L’initiation s’achève dans la capitale. Y triomphe ce bourdonnement tout italien qui décuple dès 18h quand finit l’heure de la sieste et débute celle de la mode à l’étalage. Peu importe l’âge, il est impératif qu’ils aient les lunettes de soleil savamment ajustées au sommet de la tête, jours de pluie inclus, les chaussures lustrées et des fesses saillantes moulées de très près par Dolce&Gabbana. Devant tant de laque, moi, je prends des notes.
Bari balance un charme désuet avec la frénésie du trafic, les spectaculaires moulinets des cellulaires, les petites mères qui s’impatientent aux caisses du supermarché et s’insultent, les chiens qui se soulagent, les Alfa qui klaxonnent, les Nigériens qui vendent des sacs, des odeurs de ragoûts et de minestrone, pas mal de poussière et une lumière platine sur les pavés blancs au crépuscule.
A chaque coin de rue de la veille ville, une vierge dans une vitrine, entourée de bougies et de fleurs en plastique, nous contemple de ses yeux tristes, elle nous voit nous enfiler dans une venelle, nous immobiliser, nous retourner, nous gratter le crâne et repartir dans le sens inverse, effectuer 6 circonvolutions histoire de nous retrouver au même endroit, scruter en arrière avant d’avouer forfait et ressortir une énième fois le plan.
Chez Enzo e Ciro, établissement historique de la Via Matteo Renato Imbriani, il faut avoir joué aux cartes avec le gérant pour se faire servir rapidement. Les autres feront la queue sur le trottoir, avanceront dans la file emplis de foi, attisés par des vapeurs de «cucina casalinga» presque libidineuses émanant d’une imposante soufflerie en façade. Puis franchiront le seuil miraculeux pour attendre encore 45 minutes debout entre les tables, les boucles dorées des créatures à grande bouche, des cravates élégantes mais tachées de «sugo» et autant de dents luisantes sur une «braciola», ce porc qui a braisé pendant des lustres comme le faisait la mamma, des éclats de rire, un couteau qui tombe, des noyaux qui roulent et les serveurs moites. Ils détalent une volée d’escaliers étroite jusqu’à une minuscule mezzanine avec les radius chargés d’une superposition d’assiettes improbable. Ils aboient des commandes par-dessus le vacarme ambiant et lancent des amoncellements de burrata coulante. Vibration flasque au contact du chêne patiné.

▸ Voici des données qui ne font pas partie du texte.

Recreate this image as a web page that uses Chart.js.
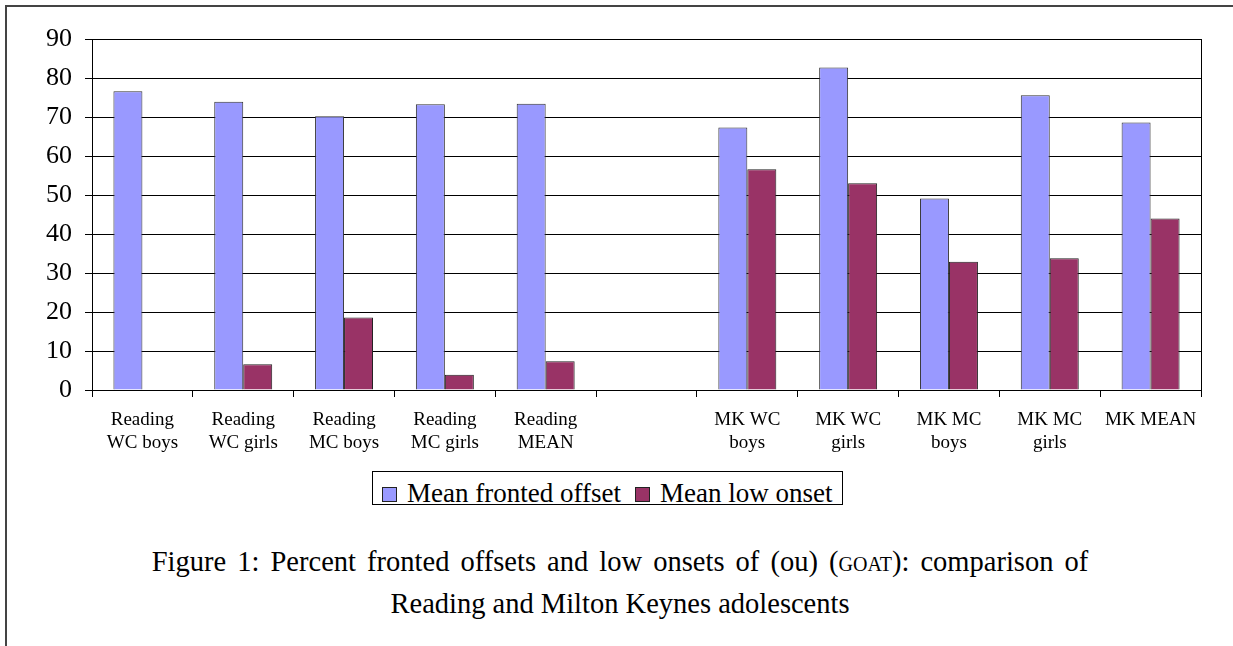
<!DOCTYPE html>
<html>
<head>
<meta charset="utf-8">
<script src="https://cdn.jsdelivr.net/npm/chart.js@4"></script>
<style>
  html, body { margin: 0; padding: 0; background: #fff; overflow: hidden; }
  body { width: 1233px; height: 646px; position: relative; color: #000; }
  #frame { position: absolute; left: 5px; top: 5px; width: 1300px; height: 700px; border: 2px solid #444; box-sizing: border-box; }
  #chart { position: absolute; left: 0; top: 0; }
  #legend { position: absolute; left: 372px; top: 471px; width: 471px; height: 34px; border: 1px solid #000; box-sizing: border-box; background: #fff; }
  .sw { position: absolute; width: 15px; height: 15px; border: 1px solid #222; box-sizing: border-box; top: 15px; }
  .lt { position: absolute; font-family: 'Liberation Serif', serif; font-size: 27px; line-height: 27px; top: 8px; white-space: nowrap; }
  #caption { position: absolute; left: 0; width: 1240px; top: 542px; text-align: center; font-family: 'Liberation Serif', serif; font-size: 28.5px; line-height: 39px; }
  #caption .l1 { word-spacing: 4px; }
  .sc { font-size: 20px; }
</style>
</head>
<body>
<div id="frame"></div>
<canvas id="chart" width="1233" height="460"></canvas>
<div id="legend"></div>
<div id="caption"><span class="l1">Figure 1: Percent fronted offsets and low onsets of (ou) (<span class="sc">GOAT</span>): comparison of</span><br>Reading and Milton Keynes adolescents</div>
<script>
// Group labels along the x axis (the blank one separates Reading from MK)
const categories = [
    ["Reading", "WC boys"], ["Reading", "WC girls"], ["Reading", "MC boys"],
    ["Reading", "MC girls"], ["Reading", "MEAN"], "",
    ["MK WC", "boys"], ["MK WC", "girls"], ["MK MC", "boys"], ["MK MC", "girls"], "MK MEAN"
];

// Percentages per group
const frontedOffset = [76.6, 73.9, 70.2, 73.3, 73.4, null, 67.3, 82.7, 49.1, 75.6, 68.6];
const lowOnset = [0, 6.6, 18.6, 3.9, 7.4, null, 56.6, 53.0, 32.9, 33.8, 44.0];

const seriesNames = ["Mean fronted offset", "Mean low onset"];
const seriesColors = ["#9999ff", "#993366"];

const yTicks = [0, 10, 20, 30, 40, 50, 60, 70, 80, 90];

const SERIF = "'Liberation Serif', 'Times New Roman', serif";

// closes the plot box on the right side
const plotBorder = {
    id: "plotBorder",
    afterDraw(chart) {
        const { ctx, chartArea } = chart;
        ctx.save();
        ctx.strokeStyle = "#000";
        ctx.lineWidth = 1;
        ctx.beginPath();
        ctx.moveTo(chartArea.right + 0.5, chartArea.top);
        ctx.lineTo(chartArea.right + 0.5, chartArea.bottom);
        ctx.stroke();
        ctx.restore();
    }
};

const chart = new Chart(document.getElementById("chart"), {
    type: "bar",
    data: {
        labels: categories,
        datasets: [
            {
                label: seriesNames[0],
                data: frontedOffset,
                backgroundColor: seriesColors[0],
                borderColor: "#333",
                borderWidth: 1
            },
            {
                label: seriesNames[1],
                data: lowOnset,
                backgroundColor: seriesColors[1],
                borderColor: "#222",
                borderWidth: 1
            }
        ]
    },
    options: {
        responsive: false,
        animation: false,
        devicePixelRatio: 1,
        categoryPercentage: 0.575,
        barPercentage: 1,
        layout: { padding: { top: 39, right: 32, left: 0, bottom: 0 } },
        plugins: {
            legend: { display: false },
            tooltip: { enabled: false }
        },
        scales: {
            x: {
                afterFit: s => { s.height = 70; },
                grid: {
                    offset: true,
                    drawOnChartArea: false,
                    drawTicks: true,
                    tickLength: 7,
                    color: "#000"
                },
                border: { color: "#000", width: 1 },
                ticks: {
                    color: "#000",
                    padding: 12,
                    maxRotation: 0,
                    autoSkip: false,
                    font: { family: SERIF, size: 19, lineHeight: 1.2 }
                }
            },
            y: {
                min: 0,
                max: 90,
                afterFit: s => { s.width = 92; },
                afterBuildTicks: s => { s.ticks = yTicks.map(v => ({ value: v })); },
                grid: {
                    color: "#000",
                    lineWidth: 1,
                    tickLength: 7
                },
                border: { color: "#000", width: 1 },
                ticks: {
                    color: "#000",
                    padding: 13,
                    font: { family: SERIF, size: 26 }
                }
            }
        }
    },
    plugins: [plotBorder]
});

// legend box below the plot
const legend = document.getElementById("legend");
const swatchLeft = [9, 262];
const textLeft = [34, 287];
seriesNames.forEach((name, i) => {
    const sw = document.createElement("div");
    sw.className = "sw";
    sw.style.left = swatchLeft[i] + "px";
    sw.style.background = seriesColors[i];
    legend.appendChild(sw);
    const t = document.createElement("div");
    t.className = "lt";
    t.style.left = textLeft[i] + "px";
    t.textContent = name;
    legend.appendChild(t);
});
</script>
</body>
</html>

On vous bouscule, on vous ignore puis on vous case vers le four à bois où les températures atteignent des apogées saoudiennes. L’oncle, le cousin, le frangin, chacun à son poste sous le sceptre d’un Saint autocollant, émincent à la vitesse du son, malaxent, pétrissent, blasphèment, font pirouetter des disques de pâte, s’essuient le front dans leur tablier, dégainent des pizze aux aubergines ou aux cèpes, poivrent, salent, huilent, tranchent, jurent à nouveau.
Au bout d’une heure et demi, nous sommes enfin installés sur des chaises de paille. On commence par une portion de légumes grillés au gros sel et on finit par vouloir vivre ici.
Le matin, il n’est pas rare de se faire réveiller par quelques vieux tubes napolitains que des voisines de pension mettent au volume maximum tandis qu’elles suspendent leur linge. Alors les rayons entrent par les persiennes et on a soif de dire «je t’aime».